Sepsis can result in a doubling of cancer care costs

New health economics research led by the Peter MacCallum Cancer Centre and the University of Melbourne has found sepsis can double the costs of cancer care.

Sepsis is a life-threatening illness caused by the body’s response to infection, says Peter Mac’s Associate Director of Health Services Research, Professor Karin Thursky, who is a senior author on the paper.

“Our best estimates are cancer patients are 10 times more likely to develop sepsis and die than non-cancer patients, due to their existing disease and the treatments they are receiving,” Professor Thursky says.

As an infectious diseases physician she has pioneered programs to better recognize and manage sepsis in cancer patients.

Today’s study, which was published overnight in the journal PLOS ONE, used Canadian data to track the impact of the overall use of public health services by more than 75,000 cancer patients with sepsis over five years.

The researchers could then estimate the short- and long-term costs of their care. For example, the additional cost of caring for a patient with a solid tumor who developed sepsis was over CA$60,000 over five years, and over CA$75,000 for a patient with blood cancer.

“By quantifying the economic burden of sepsis in cancer patients we have an indication of the extent of the costs associated with sepsis, and this can be used to better align resources for more efficient care of our patients,” says lead author and health economist Dr. Michelle Tew, a researcher at both Peter Mac and the University of Melbourne.

“We don’t yet have such an incredible linked data source in Australia, but working with the Canadian team and the ICES has been a fantastic collaboration to prepare for our digital health future,” Professor Thursky says.
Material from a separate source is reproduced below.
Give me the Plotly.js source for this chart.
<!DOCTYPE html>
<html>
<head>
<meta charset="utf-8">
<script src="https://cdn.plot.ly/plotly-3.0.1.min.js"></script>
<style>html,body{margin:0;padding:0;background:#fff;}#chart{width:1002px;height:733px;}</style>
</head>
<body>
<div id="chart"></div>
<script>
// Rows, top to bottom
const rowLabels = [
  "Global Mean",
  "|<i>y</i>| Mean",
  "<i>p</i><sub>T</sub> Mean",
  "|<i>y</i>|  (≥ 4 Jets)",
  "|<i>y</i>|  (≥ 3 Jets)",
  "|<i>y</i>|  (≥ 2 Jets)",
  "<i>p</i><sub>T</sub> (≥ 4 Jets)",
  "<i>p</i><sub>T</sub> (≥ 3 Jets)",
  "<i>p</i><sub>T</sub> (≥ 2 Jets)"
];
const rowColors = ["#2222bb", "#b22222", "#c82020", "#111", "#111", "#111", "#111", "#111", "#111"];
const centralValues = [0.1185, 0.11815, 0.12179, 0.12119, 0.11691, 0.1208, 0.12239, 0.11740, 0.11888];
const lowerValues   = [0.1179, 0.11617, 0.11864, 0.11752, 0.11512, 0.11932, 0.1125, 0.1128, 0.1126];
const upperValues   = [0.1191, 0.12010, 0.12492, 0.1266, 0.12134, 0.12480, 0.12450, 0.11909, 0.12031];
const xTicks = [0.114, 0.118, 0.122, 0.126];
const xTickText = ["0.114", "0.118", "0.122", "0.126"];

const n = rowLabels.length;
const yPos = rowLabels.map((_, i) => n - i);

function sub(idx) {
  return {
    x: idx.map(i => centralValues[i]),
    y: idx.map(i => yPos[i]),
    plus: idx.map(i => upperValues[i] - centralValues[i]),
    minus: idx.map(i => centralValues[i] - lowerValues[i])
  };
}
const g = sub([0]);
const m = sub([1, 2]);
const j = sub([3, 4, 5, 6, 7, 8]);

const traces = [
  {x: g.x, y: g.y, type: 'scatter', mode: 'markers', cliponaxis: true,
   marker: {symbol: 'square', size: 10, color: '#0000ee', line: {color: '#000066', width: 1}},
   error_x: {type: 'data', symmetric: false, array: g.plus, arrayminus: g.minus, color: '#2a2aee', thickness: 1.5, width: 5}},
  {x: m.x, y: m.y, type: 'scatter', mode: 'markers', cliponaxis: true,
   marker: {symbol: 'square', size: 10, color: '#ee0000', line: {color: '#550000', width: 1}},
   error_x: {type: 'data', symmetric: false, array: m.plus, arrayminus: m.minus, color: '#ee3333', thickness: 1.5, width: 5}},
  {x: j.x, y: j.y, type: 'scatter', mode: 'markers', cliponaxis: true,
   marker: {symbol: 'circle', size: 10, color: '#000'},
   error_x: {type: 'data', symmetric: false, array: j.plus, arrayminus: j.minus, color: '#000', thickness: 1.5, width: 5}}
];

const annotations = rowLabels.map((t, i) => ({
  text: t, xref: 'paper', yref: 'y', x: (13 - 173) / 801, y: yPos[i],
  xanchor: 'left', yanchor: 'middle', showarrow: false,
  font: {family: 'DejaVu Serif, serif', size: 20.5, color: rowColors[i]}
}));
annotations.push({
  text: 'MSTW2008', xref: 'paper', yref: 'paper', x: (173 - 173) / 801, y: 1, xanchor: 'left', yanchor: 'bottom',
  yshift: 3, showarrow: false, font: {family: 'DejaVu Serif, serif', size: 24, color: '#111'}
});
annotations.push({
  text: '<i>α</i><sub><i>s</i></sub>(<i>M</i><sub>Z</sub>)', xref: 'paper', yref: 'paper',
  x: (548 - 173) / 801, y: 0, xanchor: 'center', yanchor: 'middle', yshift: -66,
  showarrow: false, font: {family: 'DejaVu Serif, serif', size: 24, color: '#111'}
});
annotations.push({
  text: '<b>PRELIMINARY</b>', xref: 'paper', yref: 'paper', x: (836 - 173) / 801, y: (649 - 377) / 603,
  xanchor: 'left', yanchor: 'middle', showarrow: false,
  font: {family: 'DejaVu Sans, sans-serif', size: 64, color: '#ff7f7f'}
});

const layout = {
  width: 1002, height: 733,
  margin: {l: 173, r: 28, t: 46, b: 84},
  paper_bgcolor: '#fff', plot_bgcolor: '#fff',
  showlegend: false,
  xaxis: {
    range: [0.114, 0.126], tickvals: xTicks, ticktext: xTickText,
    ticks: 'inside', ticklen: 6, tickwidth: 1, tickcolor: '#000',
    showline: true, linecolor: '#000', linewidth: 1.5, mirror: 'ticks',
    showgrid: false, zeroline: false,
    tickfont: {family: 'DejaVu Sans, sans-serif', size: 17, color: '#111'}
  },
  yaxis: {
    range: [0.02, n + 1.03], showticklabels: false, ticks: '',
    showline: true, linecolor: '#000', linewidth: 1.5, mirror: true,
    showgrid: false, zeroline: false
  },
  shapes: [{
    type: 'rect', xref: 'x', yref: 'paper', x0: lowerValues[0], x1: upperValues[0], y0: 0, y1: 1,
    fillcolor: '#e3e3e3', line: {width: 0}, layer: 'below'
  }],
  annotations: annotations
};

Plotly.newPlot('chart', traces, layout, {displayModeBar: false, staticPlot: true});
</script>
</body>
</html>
“While it was using Canadian data, the similarities between our healthcare systems, occurrence of cancer and treatment strategies, means we believe these results are also valuable to the Australian context,” says senior co-author Professor Andrew Morris, an infectious disease physician at Mount Sinai Hospital in Toronto, Canada.

“Studies like this show how important health economics research is to improve health service delivery for our patients,” Professor Thursky says.